The God over the year for this past Kemetic year has been Sekhmet Nesret, which seemed to be appropriate for a plague year tbh. As Wep Ronpet approaches, I’ve been thinking about how far I’ve come, and how many changes have happened in my life since then. More than I initially thought, tbh. Returning to the House of Netjer was a big one, but really just the beginning. Going through the Beginner’s Class again, and relearning this religion again, was a revelation. It’s become clear to me that I just wasn’t ready back when I was first in the House. This past decade of wandering has been leading me to this path again, to returning home. I find it fitting that the oracle card I got in a recent witchy mystery parcel was one that said, All Paths Lead Home (from the Starseed Oracle). That’s very much been my theme for this year ngl.

I burnt out halfway through second semester last year. Partly my fault for not listening to my body when I should have rested. But I persisted anyway. And I think the past six months have been very restorative for me and placed me in a better position to succeed this time around. Especially since I stopped drinking coffee in March after the worst 3 day migraine I’ve ever had. It felt like detoxing, resetting my system, a smol mini-death to change things I didn’t otherwise have the power/motivation/energy to change. I still sort of feel like I’m still processing all of that. My brain definitely took a couple of months to settle and stop worrying that migraines were just around the corner.

I’ve been looking into my health as well, and seeking out a hEDS diagnosis. I’m at the stage now where I just want to know, so I can then plan around it, and work on my joints from there. So I’m working on that. All part of knowing yourself, really, tbh.

Getting my working altar set up properly has also been very productive.

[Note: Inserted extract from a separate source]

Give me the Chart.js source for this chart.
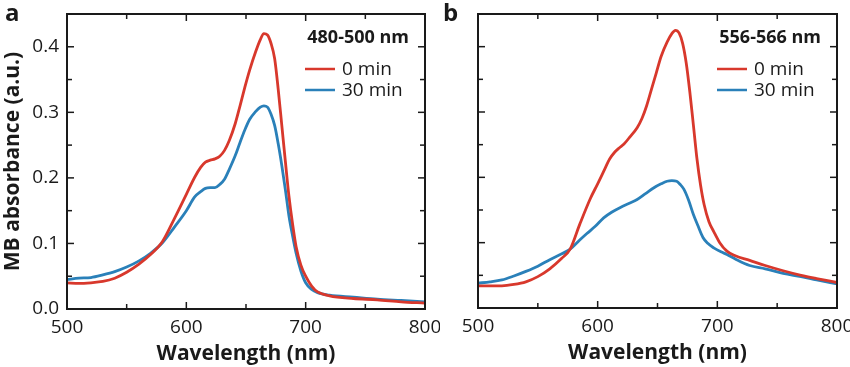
<!DOCTYPE html>
<html>
<head>
<meta charset="utf-8">
<script src="https://cdn.jsdelivr.net/npm/chart.js@4.4.1/dist/chart.umd.min.js"></script>
<style>
  body { margin: 0; background: #fff; }
  #wrapA { position: absolute; left: 0; top: 0; width: 440px; height: 367px; }
  #wrapB { position: absolute; left: 440px; top: 0; width: 410px; height: 367px; }
</style>
</head>
<body>
<div id="wrapA"><canvas id="chartA" width="440" height="367"></canvas></div>
<div id="wrapB"><canvas id="chartB" width="410" height="367"></canvas></div>
<script>
// panel a (480-500 nm)
const wlA0 = [500, 510, 520, 530, 540, 550, 560, 570, 580, 590, 600, 607, 612, 616, 620, 624, 628, 632, 636, 641, 645, 649, 653, 658, 662, 665, 668, 671, 674, 677, 680, 683, 686, 689, 692, 696, 700, 705, 710, 720, 740, 760, 780, 800];
const absA0 = [0.040, 0.039, 0.040, 0.042, 0.047, 0.056, 0.068, 0.083, 0.103, 0.138, 0.175, 0.201, 0.216, 0.224, 0.227, 0.229, 0.233, 0.242, 0.257, 0.283, 0.310, 0.338, 0.364, 0.392, 0.411, 0.420, 0.418, 0.405, 0.382, 0.335, 0.280, 0.225, 0.172, 0.130, 0.095, 0.067, 0.050, 0.035, 0.026, 0.020, 0.016, 0.014, 0.011, 0.009];
const wlA30 = [500, 510, 520, 530, 540, 550, 560, 570, 580, 590, 600, 607, 612, 616, 620, 624, 628, 632, 636, 641, 645, 649, 653, 658, 662, 665, 668, 671, 674, 677, 680, 683, 686, 689, 692, 696, 700, 705, 710, 720, 740, 760, 780, 800];
const absA30 = [0.045, 0.047, 0.048, 0.052, 0.057, 0.064, 0.073, 0.085, 0.101, 0.125, 0.150, 0.171, 0.179, 0.184, 0.185, 0.185, 0.190, 0.198, 0.213, 0.234, 0.254, 0.273, 0.289, 0.301, 0.308, 0.310, 0.308, 0.297, 0.280, 0.252, 0.219, 0.182, 0.142, 0.112, 0.085, 0.058, 0.040, 0.030, 0.025, 0.021, 0.018, 0.015, 0.013, 0.011];

// panel b (556-566 nm)
const wlB0 = [500, 510, 520, 530, 540, 550, 560, 570, 577, 585, 594, 600, 605, 610, 614, 618, 622, 627, 633, 637, 641, 645, 649, 653, 658, 662, 665, 668, 671, 674, 677, 680, 683, 686, 689, 693, 697, 702, 708, 715, 727, 740, 755, 770, 783, 800];
const absB0 = [0.034, 0.034, 0.034, 0.036, 0.040, 0.048, 0.060, 0.076, 0.090, 0.128, 0.168, 0.190, 0.209, 0.228, 0.238, 0.245, 0.251, 0.262, 0.276, 0.290, 0.310, 0.335, 0.360, 0.385, 0.407, 0.420, 0.425, 0.421, 0.405, 0.375, 0.331, 0.280, 0.228, 0.188, 0.158, 0.132, 0.117, 0.100, 0.087, 0.080, 0.073, 0.065, 0.057, 0.050, 0.045, 0.039];
const wlB30 = [500, 510, 520, 530, 540, 550, 560, 570, 577, 585, 591, 598, 605, 612, 619, 626, 633, 640, 647, 653, 658, 662, 666, 669, 672, 676, 680, 684, 688, 692, 697, 703, 708, 715, 727, 740, 755, 770, 783, 800];
const absB30 = [0.038, 0.040, 0.043, 0.049, 0.056, 0.064, 0.074, 0.083, 0.090, 0.104, 0.114, 0.125, 0.138, 0.147, 0.154, 0.160, 0.166, 0.175, 0.184, 0.190, 0.194, 0.195, 0.194, 0.189, 0.182, 0.165, 0.143, 0.125, 0.108, 0.099, 0.092, 0.086, 0.082, 0.075, 0.065, 0.060, 0.053, 0.048, 0.043, 0.037];

const seriesLabels = ['0 min', '30 min'];
const seriesColors = ['#d8382c', '#2a80b9'];
const xTicks = [500, 600, 700, 800];
const yTicks = [0.0, 0.1, 0.2, 0.3, 0.4];

const FONT = "'Open Sans', 'Noto Sans', sans-serif";
const INK = '#1a1a1a';

// frame + inward ticks on all four sides, plus panel letter and legend
const frameTicks = {
    id: 'frameTicks',
    afterDraw(chart, args, opts) {
        const ctx = chart.ctx;
        const a = chart.chartArea;
        const x = chart.scales.x, y = chart.scales.y;
        ctx.save();
        ctx.setLineDash([]);
        ctx.strokeStyle = INK;
        ctx.lineWidth = 2;
        ctx.beginPath();
        ctx.rect(a.left, a.top, a.right - a.left, a.bottom - a.top);
        ctx.stroke();

        ctx.lineWidth = 1.5;
        const seg = (x1, y1, x2, y2) => {
            ctx.beginPath(); ctx.moveTo(x1, y1); ctx.lineTo(x2, y2); ctx.stroke();
        };
        for (let v = 500; v <= 800; v += 50) {
            const px = x.getPixelForValue(v);
            const len = v % 100 === 0 ? 7 : 5;
            seg(px, a.bottom, px, a.bottom - len);
            seg(px, a.top, px, a.top + len);
        }
        for (let i = 0; i <= 9; i++) {
            const py = y.getPixelForValue(i * 0.05);
            const len = i % 2 === 0 ? 7 : 5;
            seg(a.left, py, a.left + len, py);
            seg(a.right, py, a.right - len, py);
        }

        // panel letter
        ctx.fillStyle = INK;
        ctx.font = `bold 24px ${FONT}`;
        ctx.textAlign = 'left';
        ctx.textBaseline = 'alphabetic';
        ctx.fillText(opts.letter, opts.letterX, 21);

        // legend
        ctx.font = `bold 18px ${FONT}`;
        ctx.textAlign = 'right';
        ctx.textBaseline = 'middle';
        ctx.fillText(opts.title, a.right - 16, a.top + 24);
        ctx.font = `19px ${FONT}`;
        ctx.textAlign = 'left';
        chart.data.datasets.forEach((ds, i) => {
            const ly = a.top + 55 + i * 21;
            ctx.strokeStyle = ds.borderColor;
            ctx.lineWidth = 2.5;
            seg(a.right - 120, ly, a.right - 90, ly);
            ctx.fillText(ds.label, a.right - 83, ly + 1);
        });
        ctx.restore();
    }
};

function makeChart(id, wl0, v0, wl1, v1, letter, letterX, title, yWidth, showY, pad) {
    const wls = [wl0, wl1];
    const vals = [v0, v1];
    return new Chart(document.getElementById(id), {
        type: 'line',
        data: {
            datasets: seriesLabels.map((lab, s) => ({
                label: lab,
                data: wls[s].map((w, i) => ({ x: w, y: vals[s][i] })),
                borderColor: seriesColors[s],
                borderWidth: 2.8,
                pointRadius: 0,
                cubicInterpolationMode: 'monotone',
                fill: false
            }))
        },
        options: {
            responsive: false,
            animation: false,
            layout: { padding: pad },
            plugins: {
                legend: { display: false },
                tooltip: { enabled: false },
                frameTicks: { letter, letterX, title }
            },
            scales: {
                x: {
                    type: 'linear',
                    min: 500,
                    max: 800,
                    afterBuildTicks: (s) => { s.ticks = xTicks.map(v => ({ value: v })); },
                    afterFit: (s) => { s.height = 58; s.paddingLeft = 0; s.paddingRight = 0; },
                    grid: { display: false, drawTicks: false },
                    border: { display: false },
                    ticks: { color: INK, font: { family: FONT, size: 19 }, padding: 7, maxRotation: 0 },
                    title: {
                        display: true,
                        text: 'Wavelength (nm)',
                        color: INK,
                        font: { family: FONT, size: 21, weight: 'bold' },
                        padding: 0
                    }
                },
                y: {
                    min: 0,
                    max: 0.45,
                    afterBuildTicks: (s) => { s.ticks = yTicks.map(v => ({ value: v })); },
                    afterFit: (s) => { s.width = yWidth; s.paddingTop = 0; s.paddingBottom = 0; },
                    grid: { display: false, drawTicks: false },
                    border: { display: false },
                    ticks: {
                        display: showY,
                        color: INK,
                        font: { family: FONT, size: 19 },
                        padding: 8,
                        callback: (v) => v.toFixed(1)
                    },
                    title: {
                        display: showY,
                        text: 'MB absorbance (a.u.)',
                        color: INK,
                        font: { family: FONT, size: 21, weight: 'bold' },
                        padding: 0
                    }
                }
            }
        },
        plugins: [frameTicks]
    });
}

makeChart('chartA', wlA0, absA0, wlA30, absA30, 'a', 5, '480-500 nm', 67, true,
    { top: 14, right: 15, left: 0, bottom: 0 });
makeChart('chartB', wlB0, absB0, wlB30, absB30, 'b', 3, '556-566 nm', 38, false,
    { top: 14, right: 13, left: 0, bottom: 1 });
</script>
</body>
</html>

I think the migraines were definitely getting in the way of me sensing energy bc I can feel stuff now. It’s not constant, and it’s nothing more than a feeling rn, but it’s definitely something. I’ve been doing some spellwork and figuring out finally what I’ve been wanting my witchcraft to look like. What I want is a Kemetic magical practice with modern witchcraft techniques as well as heka. Something that’s instinctive, but also works. And I’ve never found anyone doing it the way I want to do it, so I’m just doing it myself. I may write up some of my workings on here once they’ve done their job, just to give you an idea of how I’m doing things now.

There’s definitely other things too, I think, but I don’t have the words yet, or can’t share them bc oathbound, but it’s been an interesting year, and I’m hoping for a slightly calmer year to come. I’ll be thinking about this some more as I prepare for Wep Ronpet and may share more of my reflections in the future. But I’m glad I had these changes, bc my life is so different even from back in October. I don’t recognise myself back then, and can’t go back anyway. This is me now, and I’m glad for it. It’s hard burning away what needs to be left behind, but sometimes necessary, and now I can focus on healing and growing and continuing to become.